Truck warp occurs when the connections between the sideframes and bolster and both wheelsets take a parallelogram shape instead of the normal square shape. Truck warp results in elevated angles of attack (AoA) on both wheelsets and, therefore, high lateral (gage spreading) forces on both rails (2-4). Optimal performance is achieved when the truck remains as square as possible. Warp restraint hardware can add significant beneficial warp stiffness without relying solely on the use of wedges. Figure 1 shows relevant geometry, forces, and moments.
MxV Rail developed a test program to measure warp angles and warp-induced strains in the components of two cross-braced trucks operating in MxV Rail’s Facility for Accelerated Service Testing (FAST®) train. After collecting data while negotiating track curves as tight as six degrees during two weeks of FAST train operations, both trucks were removed and set up, in turn, in a laboratory environment per the “standard warp test” (5, 6). The laboratory warp test measurements were not intended to duplicate FAST measurements. Instead, these measurements were intended to be complementary; providing a means to assess the warp moment observed with strains in the brace rods and warp angles of the truck. This assessment included measuring the warp behavior both with and without wedges installed.
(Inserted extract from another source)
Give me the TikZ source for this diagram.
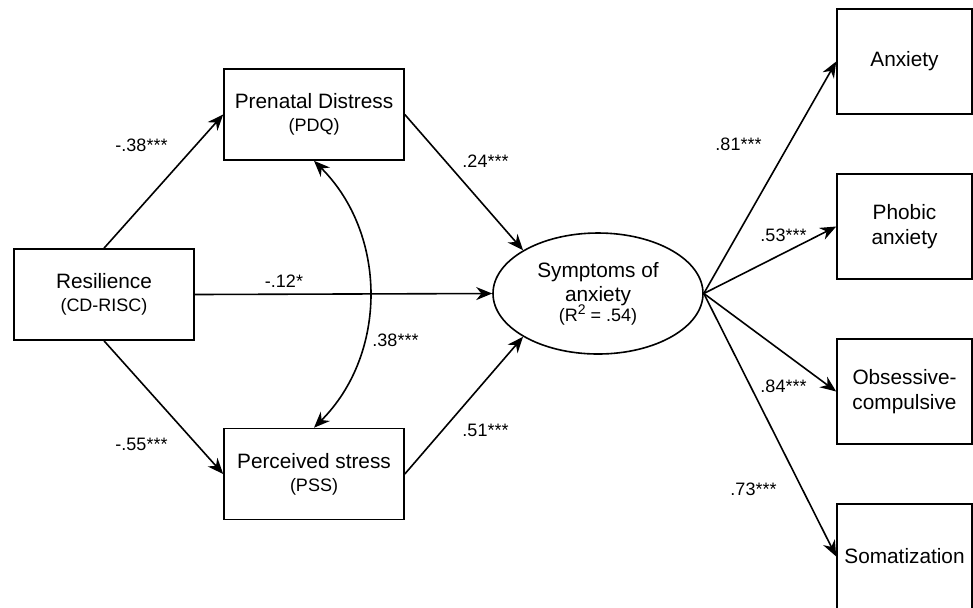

This work shows the viability of laboratory testing of warp restraint hardware, such as sideframe cross braces. In general, this study produced the following
key findings:
Attempting to warp a truck using hydraulic actuators in a load frame appears to be a feasible method to stress-test warp restraint hardware.
Laboratory warp testing produced warp moments and angles and warp stiffnesses consistent with previous tests. Frame brace rod strains that were generally greater than the strains produced during FAST testing.
The load frame could be optimized in a way that focuses the warp energy on the warp restraint hardware. The top three aspects of optimization are 1) a unitized vertical load frame that controls the vertical and pitch motions of the sideframes; 2) A unitized warp load frame that accepts warp actuator reactions; and 3) support at the bearing pedestals that does not rely on specialized wheelsets with independently rotating wheels.
References
- 1. Rownd, K and R. Walker. 1999. “Improving the Economy of Bulk-Commodity Service Through Improved Suspensions.” Technology Digest TD99-027. Association of American Railroads/Transportation Technology Center, Inc., Pueblo, Colo.
- 2. Mace, S.E. 1993. “Evaluation of Rail Rollover Derailment Study.” DOT/FRA/ORD-93/12, Washington D.C.
- 3. Hannafious, J.S. and S.E. Mace. 1995. “Effects of Profile Grinding and Lubrication on Gage Spreading.” Technology Digest TD95-006, AAR/TTCI, Pueblo, Colo.
- 4. Read, D.M. and S. Kalay. 1996. “Initial Results of FAST/HAL Phase III Testing.” Technology Digest TD96-025. AAR/TTCI. Pueblo, Colo.
- 5. Tournay, H., H. Wu, and N.G. Wilson. 2008. “Investigation into the Root Causes for Loaded Car Hunting.” AAR Research Report R-995, AAR/TTCI. Pueblo, Colo.
- 6. Tunna, J. and R. Walker. 2004. “Characteristics of Long Service, Warp Stiffened Trucks.” Technology Digest TD04-023. AAR/TTCI. Pueblo, Colo.